California Teacher Awarded $65,000 Plus Benefits In Age Discrimination Lawsuit
The U.S. Equal Employment Opportunity Commission ("EEOC") settled its age-discrimination lawsuit on behalf of Lawford Goddard, a former teacher at Bay Area Colleges. Goddard applied for an assistant professor's position at San Francisco State, where he had been a part-time lecturer since 1989. He had been teaching at Bay Area colleges since earning his doctorate from Stanford in 1976. A faculty committee placed him among three finalists for the job, but the school's dean chose another candidate.

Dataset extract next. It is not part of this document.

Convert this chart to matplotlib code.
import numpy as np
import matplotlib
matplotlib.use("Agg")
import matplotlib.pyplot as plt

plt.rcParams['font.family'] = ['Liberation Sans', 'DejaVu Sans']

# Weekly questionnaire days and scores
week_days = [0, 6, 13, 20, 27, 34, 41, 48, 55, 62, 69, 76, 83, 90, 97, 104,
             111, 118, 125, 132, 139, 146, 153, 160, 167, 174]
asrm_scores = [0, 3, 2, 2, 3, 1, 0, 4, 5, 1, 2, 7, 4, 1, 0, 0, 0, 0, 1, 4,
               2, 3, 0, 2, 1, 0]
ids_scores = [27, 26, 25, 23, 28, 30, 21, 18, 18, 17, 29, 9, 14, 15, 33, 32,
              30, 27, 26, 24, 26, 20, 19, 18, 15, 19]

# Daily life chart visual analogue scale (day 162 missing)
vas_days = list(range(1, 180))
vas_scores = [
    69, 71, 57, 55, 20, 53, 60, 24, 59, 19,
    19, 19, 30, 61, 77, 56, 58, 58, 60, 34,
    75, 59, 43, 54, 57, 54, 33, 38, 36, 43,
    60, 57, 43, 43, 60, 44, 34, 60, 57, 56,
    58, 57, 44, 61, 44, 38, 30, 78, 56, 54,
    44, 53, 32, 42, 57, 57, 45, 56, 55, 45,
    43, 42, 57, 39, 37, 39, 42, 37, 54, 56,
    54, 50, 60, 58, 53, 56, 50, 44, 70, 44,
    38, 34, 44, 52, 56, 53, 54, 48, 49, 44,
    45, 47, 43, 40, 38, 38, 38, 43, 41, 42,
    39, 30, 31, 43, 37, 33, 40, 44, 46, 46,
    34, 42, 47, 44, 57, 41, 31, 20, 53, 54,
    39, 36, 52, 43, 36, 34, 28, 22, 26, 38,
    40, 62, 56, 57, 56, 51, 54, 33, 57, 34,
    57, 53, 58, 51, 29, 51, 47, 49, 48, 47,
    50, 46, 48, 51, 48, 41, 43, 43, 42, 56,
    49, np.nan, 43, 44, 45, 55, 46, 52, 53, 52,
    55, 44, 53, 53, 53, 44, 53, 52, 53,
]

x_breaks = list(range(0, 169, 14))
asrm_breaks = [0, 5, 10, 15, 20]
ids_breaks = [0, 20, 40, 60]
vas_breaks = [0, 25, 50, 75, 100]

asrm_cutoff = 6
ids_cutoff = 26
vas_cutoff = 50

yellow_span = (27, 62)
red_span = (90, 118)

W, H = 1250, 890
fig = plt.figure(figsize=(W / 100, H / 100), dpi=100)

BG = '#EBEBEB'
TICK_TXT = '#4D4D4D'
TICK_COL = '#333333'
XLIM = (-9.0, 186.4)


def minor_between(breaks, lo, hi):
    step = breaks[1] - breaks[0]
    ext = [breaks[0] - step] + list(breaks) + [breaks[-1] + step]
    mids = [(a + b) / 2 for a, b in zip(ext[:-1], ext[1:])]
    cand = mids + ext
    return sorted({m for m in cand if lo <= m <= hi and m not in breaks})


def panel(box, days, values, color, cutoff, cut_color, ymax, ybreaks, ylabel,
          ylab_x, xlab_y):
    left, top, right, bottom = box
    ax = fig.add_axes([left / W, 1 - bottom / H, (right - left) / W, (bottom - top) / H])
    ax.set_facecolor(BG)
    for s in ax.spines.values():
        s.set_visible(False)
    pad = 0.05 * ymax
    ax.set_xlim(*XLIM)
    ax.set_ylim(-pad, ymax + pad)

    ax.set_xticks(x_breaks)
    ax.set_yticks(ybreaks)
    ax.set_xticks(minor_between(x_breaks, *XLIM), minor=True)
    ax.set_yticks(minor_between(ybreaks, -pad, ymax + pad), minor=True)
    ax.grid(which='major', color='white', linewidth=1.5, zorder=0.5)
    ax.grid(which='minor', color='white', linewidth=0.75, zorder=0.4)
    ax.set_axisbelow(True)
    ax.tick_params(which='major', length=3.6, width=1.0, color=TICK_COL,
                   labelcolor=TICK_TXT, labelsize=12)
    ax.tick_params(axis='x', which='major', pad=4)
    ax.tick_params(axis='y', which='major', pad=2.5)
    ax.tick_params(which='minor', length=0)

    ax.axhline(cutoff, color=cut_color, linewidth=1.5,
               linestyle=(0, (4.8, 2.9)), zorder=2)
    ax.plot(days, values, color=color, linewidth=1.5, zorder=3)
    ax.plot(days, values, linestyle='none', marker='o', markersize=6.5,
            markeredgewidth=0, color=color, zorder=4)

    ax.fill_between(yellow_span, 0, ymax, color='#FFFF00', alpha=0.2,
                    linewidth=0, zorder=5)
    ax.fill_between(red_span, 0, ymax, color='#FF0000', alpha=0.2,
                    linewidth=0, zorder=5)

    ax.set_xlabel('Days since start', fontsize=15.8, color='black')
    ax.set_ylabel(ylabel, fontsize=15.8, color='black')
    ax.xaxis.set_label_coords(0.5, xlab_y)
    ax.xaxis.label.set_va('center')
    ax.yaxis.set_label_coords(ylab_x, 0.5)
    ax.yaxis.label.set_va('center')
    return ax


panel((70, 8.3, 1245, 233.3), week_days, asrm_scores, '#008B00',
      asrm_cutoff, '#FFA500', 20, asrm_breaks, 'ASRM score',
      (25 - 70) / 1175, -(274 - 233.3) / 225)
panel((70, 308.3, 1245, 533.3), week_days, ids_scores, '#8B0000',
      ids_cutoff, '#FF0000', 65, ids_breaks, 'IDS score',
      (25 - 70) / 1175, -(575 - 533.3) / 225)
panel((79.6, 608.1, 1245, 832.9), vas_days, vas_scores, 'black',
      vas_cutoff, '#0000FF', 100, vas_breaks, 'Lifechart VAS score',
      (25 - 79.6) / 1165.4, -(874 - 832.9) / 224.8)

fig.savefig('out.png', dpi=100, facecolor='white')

In its lawsuit, the EEOC alleged the dean told the screening committee he wanted "fresh blood and new ideas" and had made comments about getting rid of "old '60s hippies" faculty members. The lawsuit claimed Goddard was more qualified than the winning candidate for the $65,000-a-year job and had been rejected because of his age, with amounted to age discrimination.
The university denied discriminating and said it had chosen a candidate who was more accomplished in his writings, had a superior overall record and had performed superbly since his hiring. The settlement contains no admission of wrongdoing.
Goddard, who retired in 2004, will get the same benefits as retired teachers with tenure as part of the settlement. The university system also agreed to train its managers on prevention of age discrimination in hiring.